We could go on citing examples, like the fourth episode's "The Fielder Method" school of acting – one extended comedy sketch that gets so surreally cartoony that Nathan ends up taking his own acting class incognito, with yet another actor playing Nathan as the teacher, and then slowly ends up assuming the private life of acting student Thomas, including dressing in his clothes and surrepticiously moving into his apartment. It's brilliantly absurd in the telling, but clearly not believable, even in the warped faux-reality world of a Nathan For You or Borat.

When you start watching beat after beat of these perfectly timed, perfectly shot, obvious jokes, you can only come to one conclusion: this series is jokey because it was written that way. It's a parody of a reality show. Like an SNL sketch. No more real than Weekend Update is a real newscast.

And if, for argument's sake, it really was a reality show in which its producer-star slid into a self-absorbed psychosis during the first six episodes that not only caused his series lead (Angela) quit on him and severely traumatized a child actor, but turned the show into a painful psychopathic study of himself, you have to ask yourself, why would HBO pick up that show for a SECOND SEASON?
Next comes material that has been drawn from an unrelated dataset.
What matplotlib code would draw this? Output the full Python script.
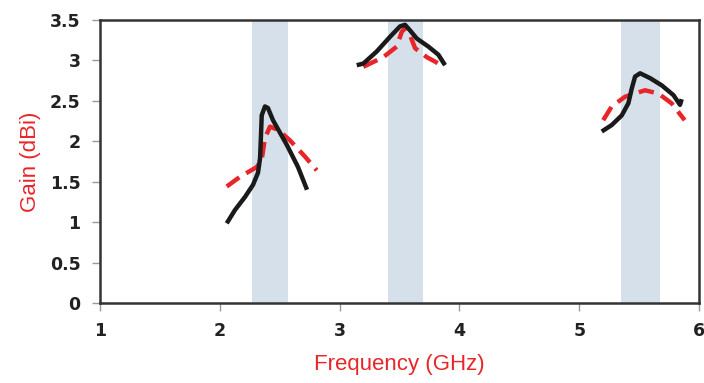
import matplotlib.pyplot as plt
import numpy as np

# Operating bands (GHz)
bands = [(2.27, 2.57), (3.40, 3.70), (5.35, 5.67)]

# Simulated gain (black solid), three segments
sim_f = [
    [2.058, 2.127, 2.210, 2.277, 2.319, 2.336, 2.344, 2.350, 2.377, 2.402,
     2.444, 2.561, 2.653, 2.728],
    [3.143, 3.198, 3.31, 3.42, 3.504, 3.546, 3.588, 3.644, 3.741, 3.824, 3.88],
    [5.188, 5.271, 5.355, 5.41, 5.438, 5.466, 5.508, 5.591, 5.689, 5.786,
     5.841, 5.855],
]
sim_g = [
    [0.985, 1.15, 1.31, 1.46, 1.61, 1.79, 2.08, 2.32, 2.43, 2.41,
     2.26, 1.95, 1.68, 1.40],
    [2.94, 2.96, 3.11, 3.29, 3.42, 3.44, 3.37, 3.27, 3.17, 3.07, 2.94],
    [2.12, 2.20, 2.32, 2.47, 2.65, 2.80, 2.84, 2.78, 2.69, 2.57,
     2.45, 2.52],
]

# Measured gain (red dashed), three segments
meas_f = [
    [2.058, 2.169, 2.308, 2.350, 2.377, 2.419, 2.488, 2.586, 2.711, 2.809],
    [3.198, 3.365, 3.477, 3.518, 3.546, 3.588, 3.63, 3.727, 3.852],
    [5.20, 5.271, 5.382, 5.549, 5.66, 5.77, 5.88],
]
meas_g = [
    [1.44, 1.56, 1.68, 1.77, 2.04, 2.18, 2.14, 2.01, 1.81, 1.64],
    [2.92, 3.04, 3.17, 3.35, 3.40, 3.31, 3.15, 3.04, 2.94],
    [2.26, 2.43, 2.55, 2.63, 2.59, 2.47, 2.26],
]

red = '#e8262a'

fig = plt.figure(figsize=(7.04, 3.83), dpi=100)
ax = fig.add_axes([0.142, 0.209, 0.851, 0.739])

for lo, hi in bands:
    ax.axvspan(lo, hi, ymax=0.995, color='#d5e0ea', zorder=0, lw=0)

for f, g in zip(meas_f, meas_g):
    ax.plot(f, g, color=red, lw=3.2, ls=(0, (3.5, 1.8)), zorder=2,
            dash_joinstyle='round')
for f, g in zip(sim_f, sim_g):
    ax.plot(f, g, color='#1a1a1a', lw=3.2, zorder=3,
            solid_joinstyle='round', solid_capstyle='butt')

ax.set_xlim(1, 6)
ax.set_ylim(0, 3.5)
ax.set_xticks([1, 2, 3, 4, 5, 6])
ax.set_yticks(np.arange(0, 3.51, 0.5))
ax.set_yticklabels(['0', '0.5', '1', '1.5', '2', '2.5', '3', '3.5'])

for s in ax.spines.values():
    s.set_color('#333333')
    s.set_linewidth(1.8)

ax.tick_params(axis='both', direction='out', length=6, width=1, color='#999999',
               labelsize=12.5, labelcolor='#222222', pad=8)
for lab in ax.get_xticklabels() + ax.get_yticklabels():
    lab.set_fontweight('bold')

ax.set_xlabel('Frequency (GHz)', color=red, fontsize=16, family='Liberation Sans', labelpad=10)
ax.set_ylabel('Gain (dBi)', color=red, fontsize=16, family='Liberation Sans', labelpad=6)

fig.savefig('out.png', dpi=100)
The answer is, they wouldn't. Because disastrous TV shows don't make good comedy franchises.

If you're still not convinced, so be it. After all, The Rehearsal is just a comedy show, and everyone can enjoy it on their own terms. But if you had doubts or confusion about what you were watching, this is why. It's a series that claims to be reality TV but it really is not. It's funny. It's insightful. It's even poignant. 

But real? C'mon! To quote people who would know, "reality TV ain't reality, folks." And "real" Angela and Kor are as phony as their fake counterparts.